▶ Set task
Exactly as written, set down the lines from the top of the entries through the line bearing "from matplotlib.patches import Rectangle", with every picture left out.
━━━ Items
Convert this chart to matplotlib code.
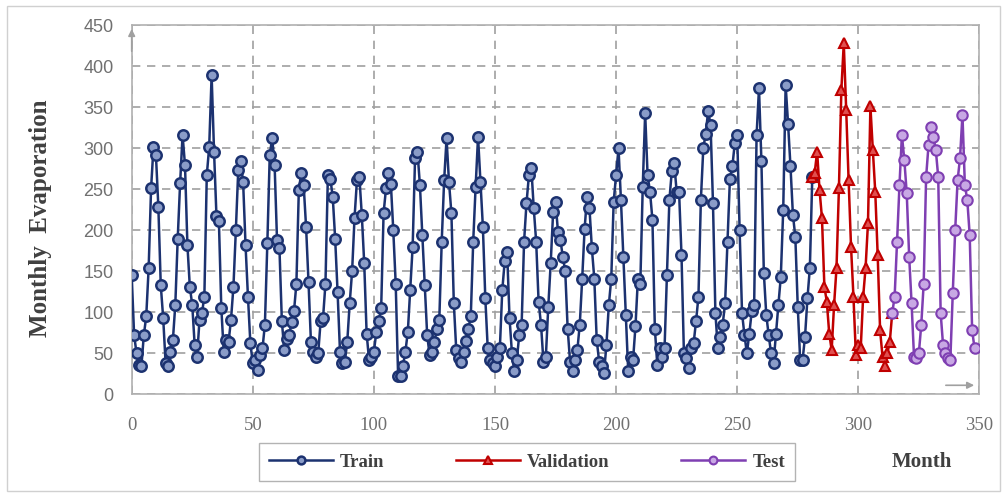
import matplotlib
matplotlib.use("Agg")
import matplotlib.pyplot as plt
from matplotlib.patches import Rectangle

# ---- data (monthly evaporation) ----
train_start = 0
train_values = [
    145, 72, 50, 36, 34, 72, 95, 154, 251, 302, 292, 229,
    133, 93, 38, 34, 52, 66, 109, 190, 258, 316, 280, 182,
    131, 109, 60, 46, 91, 99, 119, 267, 302, 389, 296, 217,
    211, 105, 52, 66, 64, 91, 131, 200, 274, 284, 259, 182,
    119, 62, 38, 42, 30, 48, 56, 85, 184, 292, 312, 280,
    188, 178, 89, 54, 68, 72, 88, 101, 135, 249, 270, 255,
    204, 137, 64, 52, 46, 50, 89, 93, 135, 267, 263, 241,
    190, 125, 52, 38, 40, 64, 111, 150, 215, 261, 265, 219,
    160, 74, 42, 46, 52, 76, 89, 105, 221, 251, 270, 257,
    200, 135, 22, 22, 35, 52, 76, 127, 180, 288, 296, 255,
    194, 133, 72, 48, 52, 64, 80, 91, 186, 261, 312, 259,
    221, 111, 54, 44, 40, 52, 65, 80, 95, 186, 253, 314,
    259, 204, 117, 56, 42, 38, 34, 45, 56, 127, 162, 174,
    93, 50, 28, 42, 72, 85, 186, 233, 267, 276, 227, 186,
    113, 85, 40, 46, 107, 160, 222, 235, 198, 188, 168, 150,
    80, 40, 28, 42, 54, 85, 141, 202, 241, 227, 178, 141,
    66, 40, 34, 26, 60, 109, 141, 235, 267, 300, 237, 168,
    97, 28, 46, 42, 83, 141, 135, 253, 343, 267, 247, 213,
    80, 36, 56, 46, 56, 146, 237, 272, 282, 247, 247, 170,
    50, 44, 32, 56, 62, 89, 119, 237, 300, 318, 345, 329,
    233, 99, 56, 70, 85, 111, 186, 263, 278, 306, 316, 200,
    99, 72, 50, 74, 101, 109, 316, 373, 284, 148, 97, 72,
    50, 38, 74, 109, 143, 225, 377, 330, 278, 219, 192, 107,
    42, 42, 70, 117, 154, 265,
]
val_start = 281
val_values = [
    265, 270, 296, 249, 215, 131, 113, 74, 54, 109, 154, 251,
    371, 428, 347, 261, 180, 119, 48, 60, 56, 119, 154, 209,
    351, 298, 247, 170, 78, 46, 34, 50, 64, 99,
]
test_start = 314
test_values = [
    99, 119, 186, 255, 316, 286, 245, 168, 111, 46, 44, 50,
    85, 135, 265, 304, 326, 314, 298, 265, 99, 60, 50, 44,
    42, 123, 200, 261, 288, 341, 255, 237, 194, 78, 56,
]
x_ticks = [0, 50, 100, 150, 200, 250, 300, 350]
y_ticks = [0, 50, 100, 150, 200, 250, 300, 350, 400, 450]

train_x = list(range(train_start, train_start + len(train_values)))
val_x = list(range(val_start, val_start + len(val_values)))
test_x = list(range(test_start, test_start + len(test_values)))

W, H = 1005, 497
fig = plt.figure(figsize=(W / 100, H / 100), dpi=100)
fig.patch.set_facecolor("white")
fig.add_artist(Rectangle((7 / W, 6 / H), (W - 12) / W, (H - 12) / H,
                         transform=fig.transFigure, fill=False,
                         edgecolor="#d0d0d0", linewidth=1.0))

left, right = 131.7, 979.4
top, bottom = 25.3, 394.3
ax = fig.add_axes([left / W, (H - bottom) / H, (right - left) / W, (bottom - top) / H])

navy = "#1c3270"
red = "#c00000"
purple = "#7f3fb2"

ax.plot(train_x, train_values, color=navy, lw=1.8, marker="o", ms=7.5,
        mfc="#8a9cc8", mec=navy, mew=1.8, label="Train", zorder=3)
ax.plot(val_x, val_values, color=red, lw=1.8, marker="^", ms=7.5,
        mfc="#e05050", mec=red, mew=1.5, label="Validation", zorder=4)
ax.plot(test_x, test_values, color=purple, lw=1.8, marker="o", ms=7.5,
        mfc="#c8a8e4", mec=purple, mew=1.5, label="Test", zorder=5)

ax.set_xlim(0, 350)
ax.set_ylim(0, 450)
ax.set_xticks(x_ticks)
ax.set_yticks(y_ticks)
ax.grid(True, color="#a0a0a0", linestyle=(0, (5, 4)), linewidth=1.2)
ax.set_axisbelow(True)
for s in ax.spines.values():
    s.set_color("#b0b0b0")
    s.set_linewidth(1.2)
ax.tick_params(length=0)
ax.tick_params(axis="y", pad=13, labelsize=13, labelcolor="#707070")
ax.tick_params(axis="x", pad=16, labelsize=13.5, labelcolor="#707070")
for t in ax.get_yticklabels():
    t.set_fontfamily("Liberation Sans")
for t in ax.get_xticklabels():
    t.set_fontfamily("Liberation Serif")

# axis arrows
ax.annotate("", xy=(0, 449), xytext=(0, 415), xycoords="data",
            arrowprops=dict(arrowstyle="-|>", color="#a0a0a0", lw=1.2),
            annotation_clip=False)
ax.annotate("", xy=(349, 11), xytext=(335, 11), xycoords="data",
            arrowprops=dict(arrowstyle="-|>", color="#a0a0a0", lw=1.2),
            annotation_clip=False)

fig.text(40 / W, 1 - 218 / H, "Monthly  Evaporation", rotation=90,
         ha="center", va="center", fontsize=18, fontweight="bold",
         family="Liberation Serif", color="#404040")
fig.text(922 / W, 1 - 462 / H, "Month", ha="center", va="center",
         fontsize=15, fontweight="bold", family="Liberation Serif", color="#404040")

leg = fig.legend(loc="center", bbox_to_anchor=(527 / W, 1 - 462 / H), ncol=3,
                 frameon=True, fancybox=False, edgecolor="#a0a0a0",
                 prop=dict(family="Liberation Serif", weight="bold", size=13.5),
                 handlelength=3.4, handletextpad=0.4, columnspacing=3.8,
                 borderpad=0.55, borderaxespad=0, markerscale=0.75)
leg.get_frame().set_linewidth(1.0)
for t in leg.get_texts():
    t.set_color("#404040")

fig.savefig("out.png", dpi=100)
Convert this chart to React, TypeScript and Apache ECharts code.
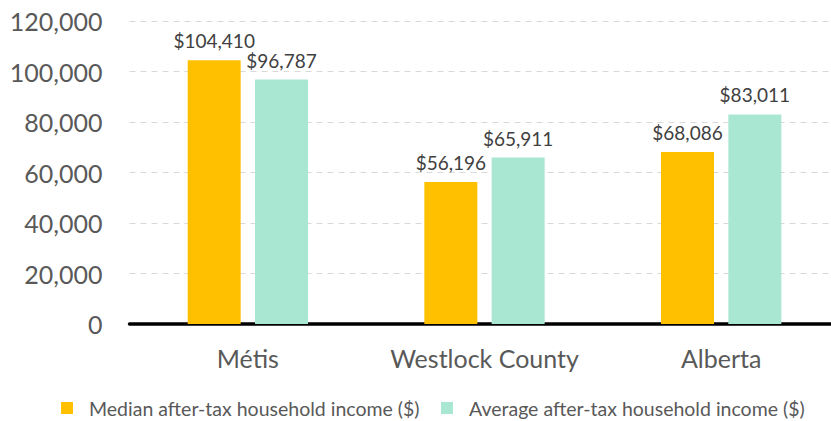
━━━━━━
▶ Worked solution
Convert this chart to matplotlib code.
import matplotlib
matplotlib.use("Agg")
import matplotlib.pyplot as plt
from matplotlib.patches import Rectangle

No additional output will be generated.